The present invention is directed to a pulley and belt combination and a drive system incorporating the pulley and belt.
Pulley and belt combinations are well known and there are many different types of belts and many different combinations of belts and pulleys. The belt application typically determines the belt construction, while the belt construction is a factor in the pulley construction. If the inner face of the belt is comprised of teeth, then the outer face of the drive pulley, which contacts the inner face of the belt, is conventionally formed with grooves corresponding to the tooth profile of the belt. For synchronous drive belts wherein the teeth extend laterally across the width of the belt, the corresponding pulleys are provided with flanges to prevent the belt from travelling off of the pulley. For drive belts with self-tracking tooth profiles, i.e. a profile that results in the belt automatically tracking to one position on the correspondingly grooved pulley, the pulleys do not require flanges to restrain the axial movement of the belt. If the inner face of the belt is toothless, then the outer face of the pulley is correspondingly grooveless.
A simplistic description of a timing belt system is that the system consists of a toothed timing belt, a driver pulley which is powered to drive the timing belt, and a driven pulley about which the timing belt travels. To reduce tooth abrasion of the belt, and improve belt wear and belt life, the coefficient of friction between the belt and pulley is reduced as much as possible. A low coefficient of friction does not alter the performance of the drive system, as the belt is driven, not by friction, but by the positive engagement between the timing belt and pulley teeth. Conventionally, the surface material of the driven pulley, the non-powered pulley, is also selected for a low coefficient of friction between the belt and the pulley, and again, the belt is driven by the engagement between the belt and pulley teeth. In such a timing belt system, it is easy to achieve the desired coefficients of friction between the timing belt and both of the pulleys since the entire system is predominantly driven by the positive engagement of the mating surfaces of the belt and pulleys.

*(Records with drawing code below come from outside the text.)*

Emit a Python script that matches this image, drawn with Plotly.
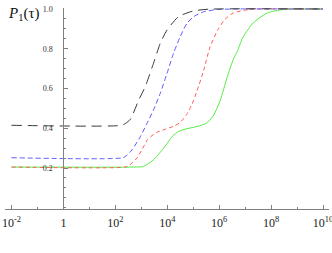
import plotly.graph_objects as go

# log10(tau) exponents and P1 values
black_exp = [-2, 2.25, 2.4, 2.58, 2.9, 3.15, 3.47, 3.73, 3.99, 4.43, 5.0, 5.6, 10]
black_p = [0.415, 0.415, 0.425, 0.445, 0.542, 0.609, 0.727, 0.827, 0.894, 0.961, 0.99, 0.999, 1.0]

blue_exp = [-2, 2.3, 2.45, 2.64, 2.96, 3.22, 3.47, 3.73, 3.99, 4.24, 4.5, 4.76, 5.01, 5.4, 5.91, 6.6, 10]
blue_p = [0.252, 0.252, 0.265, 0.291, 0.357, 0.425, 0.492, 0.576, 0.676, 0.777, 0.861, 0.928, 0.961, 0.986, 0.997, 1.0, 1.0]

red_exp = [-2, 2.38, 2.55, 2.83, 3.04, 3.25, 3.6, 3.92, 4.25, 4.5, 4.75, 4.95, 5.15, 5.4, 5.65, 5.97, 6.2, 6.54, 7.19, 8, 10]
red_p = [0.205, 0.205, 0.215, 0.25, 0.296, 0.345, 0.38, 0.395, 0.41, 0.43, 0.47, 0.52, 0.59, 0.69, 0.81, 0.9, 0.945, 0.98, 0.998, 1.0, 1.0]

green_exp = [-2, 2.7, 3.08, 3.46, 3.86, 4.2, 4.45, 4.76, 5.19, 5.5, 5.77, 6.04, 6.31, 6.54, 6.69, 6.92, 7.31, 7.85, 8.46, 9.0, 10]
green_p = [0.205, 0.205, 0.208, 0.24, 0.3, 0.36, 0.385, 0.398, 0.41, 0.425, 0.462, 0.54, 0.658, 0.745, 0.785, 0.859, 0.93, 0.98, 0.997, 1.0, 1.0]

x_tick_exp = [-2, 0, 2, 4, 6, 8, 10]
x_tick_text = ["10<sup>-2</sup>", "1", "10<sup>2</sup>", "10<sup>4</sup>",
               "10<sup>6</sup>", "10<sup>8</sup>", "10<sup>10</sup>"]
x_minor_exp = [-1, 1, 3, 5, 7, 9]
y_ticks = [0.2, 0.4, 0.6, 0.8, 1.0]
y_tick_text = ["0.2", "0.4", "0.6", "0.8", "1.0"]

serif = "Liberation Serif, Times New Roman, serif"
XR = [-2.25, 10.23]

def tau(exps):
    return [10 ** e for e in exps]

fig = go.Figure()
series = [
    (green_exp, green_p, "#55ee44", "solid"),
    (red_exp, red_p, "#ff5c5c", "4px,3px"),
    (blue_exp, blue_p, "#5c5cff", "5px,3px"),
    (black_exp, black_p, "#3a3a3a", "10px,6px"),
]
for ex, p, col, dash in series:
    fig.add_trace(go.Scatter(
        x=tau(ex), y=p, mode="lines",
        line=dict(color=col, width=1, dash=dash, shape="spline", smoothing=0.6),
        showlegend=False, hoverinfo="skip"))

ypos = (0 - XR[0]) / (XR[1] - XR[0])

fig.update_layout(
    width=332, height=253,
    margin=dict(l=5, r=3, t=8, b=44, autoexpand=False),
    paper_bgcolor="white", plot_bgcolor="white",
    font=dict(family=serif, color="#222"),
    xaxis=dict(
        type="log", range=XR, showgrid=False, zeroline=False,
        showline=True, linecolor="#808080", linewidth=1,
        ticks="inside", ticklen=4, tickcolor="#808080", tickwidth=1,
        tickmode="array", tickvals=tau(x_tick_exp), ticktext=x_tick_text,
        tickfont=dict(size=12, family=serif, color="#222"),
        ticklabelstandoff=3, ticklabeloverflow="allow", automargin=False,
        minor=dict(tickmode="array", tickvals=tau(x_minor_exp), ticks="inside",
                   ticklen=2, tickcolor="#808080", showgrid=False),
        anchor="y",
    ),
    yaxis=dict(
        range=[-0.006, 1.005], showgrid=False, zeroline=False,
        showline=True, linecolor="#808080", linewidth=1,
        ticks="inside", ticklen=4, tickcolor="#808080", tickwidth=1,
        tickmode="array", tickvals=y_ticks, ticktext=y_tick_text,
        tickfont=dict(size=8, family=serif, color="#333"),
        ticklabelstandoff=9, ticklabeloverflow="allow", automargin=False,
        minor=dict(dtick=0.05, tick0=0, ticks="inside", ticklen=2,
                   tickcolor="#808080", showgrid=False),
        anchor="free", position=ypos,
    ),
    annotations=[dict(
        text="<i>P</i><sub>1</sub>(τ)", xref="paper", yref="paper",
        x=(6 - 5) / 324, y=(209 - 14) / 201, xanchor="left", yanchor="middle",
        showarrow=False, font=dict(family=serif, size=15, color="#111"))],
)

fig.write_html("out.html", config={"displayModeBar": False},
               post_script="document.body.style.margin='0';document.body.style.padding='0';")
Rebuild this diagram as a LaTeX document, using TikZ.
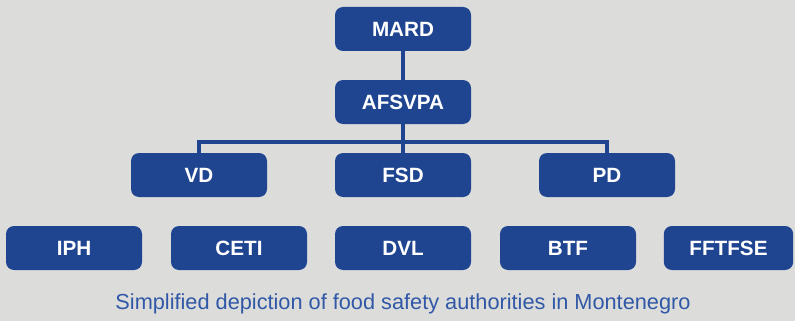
\documentclass[tikz,border=0pt]{standalone}
\usepackage{fontspec}
\setmainfont{Liberation Sans}
\usepackage{tikz}
\definecolor{bgGray}{HTML}{DCDCDB}
\definecolor{boxBlue}{HTML}{1F4591}
\definecolor{capBlue}{HTML}{3158A6}
\tikzset{
  unit/.style={fill=boxBlue,rounded corners=6pt,minimum width=102pt,minimum height=33pt,
    inner sep=0pt,text=white,font=\fontsize{15.5}{18}\selectfont\bfseries},
  link/.style={draw=boxBlue,line width=2.3pt}
}
\begin{document}
\begin{tikzpicture}[x=0.75pt,y=-0.75pt]
\useasboundingbox[fill=bgGray] (0,0) rectangle (795,321);
% top of the chain
\node[unit] (mard) at (403,29) {MARD};
\node[unit] (afsvpa) at (403,102) {AFSVPA};
% divisions
\node[unit] (vd) at (199,175) {VD};
\node[unit] (fsd) at (403,175) {FSD};
\node[unit] (pd) at (607,175) {PD};
% institutions
\node[unit] (iph) at (74,248) {IPH};
\node[unit] (ceti) at (239,248) {CETI};
\node[unit] (dvl) at (403,248) {DVL};
\node[unit] (btf) at (568,248) {BTF};
\node[unit,minimum width=97pt] (fftfse) at (728.5,248) {FFTFSE};
\coordinate (bus) at (403,142);
\draw[link] (mard) -- (afsvpa);
\draw[link] (afsvpa) -- (fsd);
\draw[link] (vd.north) |- (bus) -| (pd.north);
\node[text=capBlue,font=\fontsize{16.3}{19}\selectfont] (caption) at (403,304)
  {Simplified depiction of food safety authorities in Montenegro};
\end{tikzpicture}
\end{document}
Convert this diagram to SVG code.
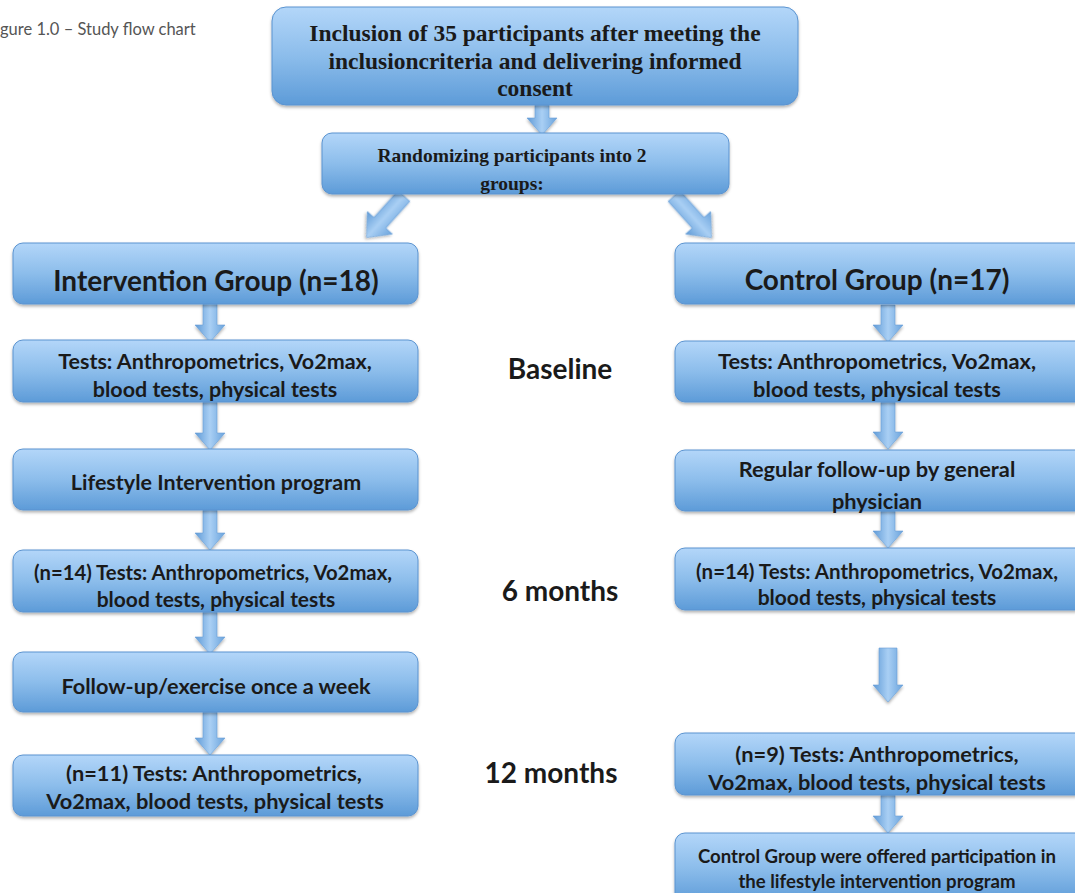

However, to achieve the goals of reduced space and minimized noise in a drive system, the present invention utilizes both a toothed driver pulley and a flat toothless driven pulley with a timing belt. It is known to drive a synchronous drive belt on a driven pulley that has no corresponding grooves. However, to maintain the belt on the pulley, the pulley is provided with either flanges to restrain the lateral edges of the belt or the pulley is provided with a crowned surface to encourage the belt to travel along the central portion of the pulley (see U.S. Pat. Nos. 4,979,928 and 4,589,861). A combination of flanges and a crowned pulley surface may also be used to restrain the belt as it travels about the pulley. Additionally, because of the reduced contact between the toothed belt surface and the grooveless pulley surface, the belt and pulley combination is provided with enough wrap to enable the drive pulley to properly drive the belt. Another way to achieve the proper torque in the drive system is to modify the belt surface for an increased coefficient of friction. However, in the present invention the belt surface must be formed from a material that provides a low coefficient of friction with the driver pulley surface; creating conflicting requirements for the construction of the belt.
GB 2158180 discloses a belt drive arrangement wherein pulleys are driven off both the front and the back of a toothed belt. The belt contact surface of the back driven pulley is provided with a rubber material to produce a high coefficient of friction between the pulley surface and the material of the toothless back of the belt. However, the inside surface of the belt is provided with teeth to provide a positive engagement with a corresponding grooved drive pulley.
The present invention is directed toward a drive system comprising a drive belt, a driven pulley, and a driver pulley wherein the combination is modified to minimize noise when in operation.
The belt has a pulley engaging surface which contacts both the surface of the driver pulley and contacts the belt engaging surface of the driven pulley. The driven pulley has a non-grooved, crownless belt engaging surface.
In an aspect of the invention, the material forming the pulley engaging surface of the belt has a relatively low coefficient of friction, and the material forming the belt engaging surface of the driven pulley has a relatively high coefficient of friction.
In another aspect of the invention, the material forming the pulley engaging surface of the belt has a coefficient of friction of not more than 0.45.
In another aspect of the invention, the material forming the belt engaging surface of the driven pulley has a coefficient of friction of 0.45 or greater.